Tutto questo accade mentre nuovi organismi internazionali come il cosiddetto “global dialogue” sulla governance dell’AI e il Panel Scientifico Internazionale cercano di farsi largo, con l’entusiasmo di un club di filosofi in un bar sport. Non hanno denti, né strumenti coercitivi, ma servono a gettare le basi per future intese.

Ricorda pericolosamente i primi summit sul cambiamento climatico: tante dichiarazioni solenni, pochi risultati concreti, e intanto le emissioni salivano. Qui però la posta è diversa: non parliamo di decenni, ma di cicli di sviluppo che misurano i progressi in mesi.

La governance globale dell’intelligenza artificiale resta quindi un ossimoro perfetto. Da un lato, c’è la narrativa entusiastica di leader e scienziati che invocano linee rosse universali, come se il mondo fosse in grado di rispettarle.
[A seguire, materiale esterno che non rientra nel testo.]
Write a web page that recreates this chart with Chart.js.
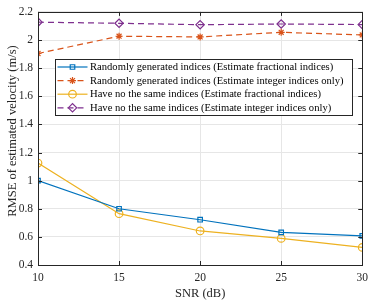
<!DOCTYPE html>
<html><head><meta charset="utf-8">
<script src="https://cdn.jsdelivr.net/npm/chart.js@4"></script>
<style>html,body{margin:0;padding:0;background:#fff}#c{display:block}</style>
</head><body>
<canvas id="c" width="374" height="301"></canvas>
<script>
const snr = [10, 15, 20, 25, 30];
const randFrac = [1.0, 0.80, 0.722, 0.632, 0.607];
const randInt = [1.904, 2.027, 2.022, 2.055, 2.036];
const noSameFrac = [1.125, 0.765, 0.642, 0.589, 0.525];
const noSameInt = [2.127, 2.119, 2.109, 2.114, 2.110];
const labels = [
  'Randomly generated indices (Estimate fractional indices)',
  'Randomly generated indices (Estimate integer indices only)',
  'Have no the same indices (Estimate fractional indices)',
  'Have no the same indices (Estimate integer indices only)'
];
const xTicks = [10, 15, 20, 25, 30];
const yTicks = [0.4, 0.6, 0.8, 1.0, 1.2, 1.4, 1.6, 1.8, 2.0, 2.2];
const xTitle = 'SNR (dB)';
const yTitle = 'RMSE of estimated velocity (m/s)';
const FONT = '"Liberation Serif", "DejaVu Serif", serif';

function mk(vals){ return snr.map((x,i)=>({x:x,y:vals[i]})); }
const colors = ['#0072BD','#D95319','#EDB120','#7E2F8E'];
const styles = ['rect','star','circle','rectRot'];
const dashes = [[],[6,4],[],[6,4]];
const radii = [3.2,3.5,3.8,4.2];
const series = [randFrac, randInt, noSameFrac, noSameInt];

const datasets = series.map((s,i)=>({
  label: labels[i], data: mk(s), borderColor: colors[i], backgroundColor:'rgba(0,0,0,0)',
  borderWidth: 1.2, borderDash: dashes[i], pointStyle: styles[i], pointRadius: radii[i],
  pointBorderColor: colors[i], pointBackgroundColor:'rgba(0,0,0,0)', pointBorderWidth: 1.2,
  tension: 0, fill:false
}));

const boxPlugin = {
  id:'box',
  afterDatasetsDraw(chart){
    const ctx = chart.ctx, a = chart.chartArea;
    const xs = chart.scales.x, ys = chart.scales.y;
    ctx.save();
    ctx.strokeStyle = '#262626'; ctx.lineWidth = 1; ctx.setLineDash([]);
    ctx.strokeRect(Math.round(a.left)+0.5, Math.round(a.top)+0.5, Math.round(a.right-a.left), Math.round(a.bottom-a.top));
    const L = 4;
    ctx.beginPath();
    xTicks.forEach(v=>{ const p = Math.round(xs.getPixelForValue(v))+0.5;
      ctx.moveTo(p,a.bottom); ctx.lineTo(p,a.bottom-L); ctx.moveTo(p,a.top); ctx.lineTo(p,a.top+L); });
    yTicks.forEach(v=>{ const p = Math.round(ys.getPixelForValue(v))+0.5;
      ctx.moveTo(a.left,p); ctx.lineTo(a.left+L,p); ctx.moveTo(a.right,p); ctx.lineTo(a.right-L,p); });
    ctx.stroke();
    // y title
    ctx.fillStyle = '#262626';
    ctx.font = '12.5px ' + FONT; ctx.textAlign = 'center'; ctx.textBaseline = 'middle';
    ctx.save(); ctx.translate(13, 131); ctx.rotate(-Math.PI/2); ctx.fillText(yTitle, 0, 0); ctx.restore();
    // legend
    const lx = 55.5, ly = 59.5, lw = 297, lh = 56;
    ctx.fillStyle = '#fff'; ctx.fillRect(lx, ly, lw, lh);
    ctx.strokeStyle = '#262626'; ctx.strokeRect(lx, ly, lw, lh);
    ctx.font = '10.6px ' + FONT; ctx.textBaseline = 'middle'; ctx.textAlign='left';
    chart.data.datasets.forEach((d,i)=>{
      const y = ly + 7.5 + i*13.6;
      ctx.strokeStyle = d.borderColor; ctx.lineWidth = 1.2; ctx.setLineDash(d.borderDash);
      ctx.beginPath(); ctx.moveTo(lx+2, y); ctx.lineTo(lx+32, y); ctx.stroke();
      ctx.setLineDash([]);
      ctx.strokeStyle = d.borderColor; ctx.fillStyle = 'rgba(0,0,0,0)';
      Chart.helpers.drawPoint(ctx, {pointStyle:d.pointStyle, radius:d.pointRadius, borderWidth:1.2}, lx+17, y);
      ctx.fillStyle = '#000';
      ctx.fillText(d.label, lx+34.5, y+0.5);
    });
    ctx.restore();
  }
};

new Chart(document.getElementById('c'), {
  type:'line',
  data:{datasets},
  options:{
    responsive:false, animation:false, devicePixelRatio:1,
    layout:{padding:{left:0,right:8,top:7,bottom:0}},
    plugins:{legend:{display:false}, tooltip:{enabled:false}},
    scales:{
      x:{type:'linear', min:10, max:30,
        afterBuildTicks(s){ s.ticks = xTicks.map(v=>({value:v})); },
        afterFit(s){ s.height = 36; },
        grid:{color:'#e6e6e6', drawTicks:false, lineWidth:1},
        border:{display:false},
        ticks:{padding:6, color:'#262626', font:{family:FONT,size:11.5}, maxRotation:0},
        title:{display:true, text:xTitle, color:'#262626', font:{family:FONT,size:12.5}, padding:{top:0,bottom:0}}
      },
      y:{type:'linear', min:0.4, max:2.2,
        afterBuildTicks(s){ s.ticks = yTicks.map(v=>({value:v})); },
        afterFit(s){ s.width = 38; },
        grid:{color:'#e6e6e6', drawTicks:false, lineWidth:1},
        border:{display:false},
        ticks:{padding:5, color:'#262626', font:{family:FONT,size:11.5},
          callback:(v)=>{ const r = Math.round(v*10)/10; return String(r); }},
        title:{display:false}
      }
    }
  },
  plugins:[boxPlugin]
});
</script>
</body></html>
Dall’altro, la realtà politica fatta di nazionalismi, di interessi industriali colossali e di una competizione geopolitica che rende ogni accordo più fragile del vetro.

La regolamentazione AI internazionale è l’unica strada sensata, eppure viene demonizzata con slogan che confondono libertà con anarchia tecnologica. Le nazioni più consapevoli cercano di guadagnare tempo, gettando semi per un futuro più coordinato. Ma senza un impegno americano, ogni iniziativa rischia di trasformarsi nell’ennesimo dibattito senza conseguenze.

Trump aveva ragione su un punto, forse l’unico. Le Nazioni Unite hanno un potenziale enorme, ma non si avvicinano nemmeno a sfruttarlo. Potrebbero almeno provare a non trasformare il tema più urgente del nostro secolo in una farsa geopolitica, dove i leader mondiali litigano sulla scenografia mentre i sistemi di intelligenza artificiale avanzata continuano a evolversi, indifferenti al teatro delle diplomazie.

In fondo, come ricordava un vecchio diplomatico, la storia delle organizzazioni internazionali è una lunga trattativa tra chi vuole scrivere le regole e chi preferisce ignorarle finché conviene. Con l’AI, l’illusione di poter aspettare rischia di essere la più pericolosa di tutte.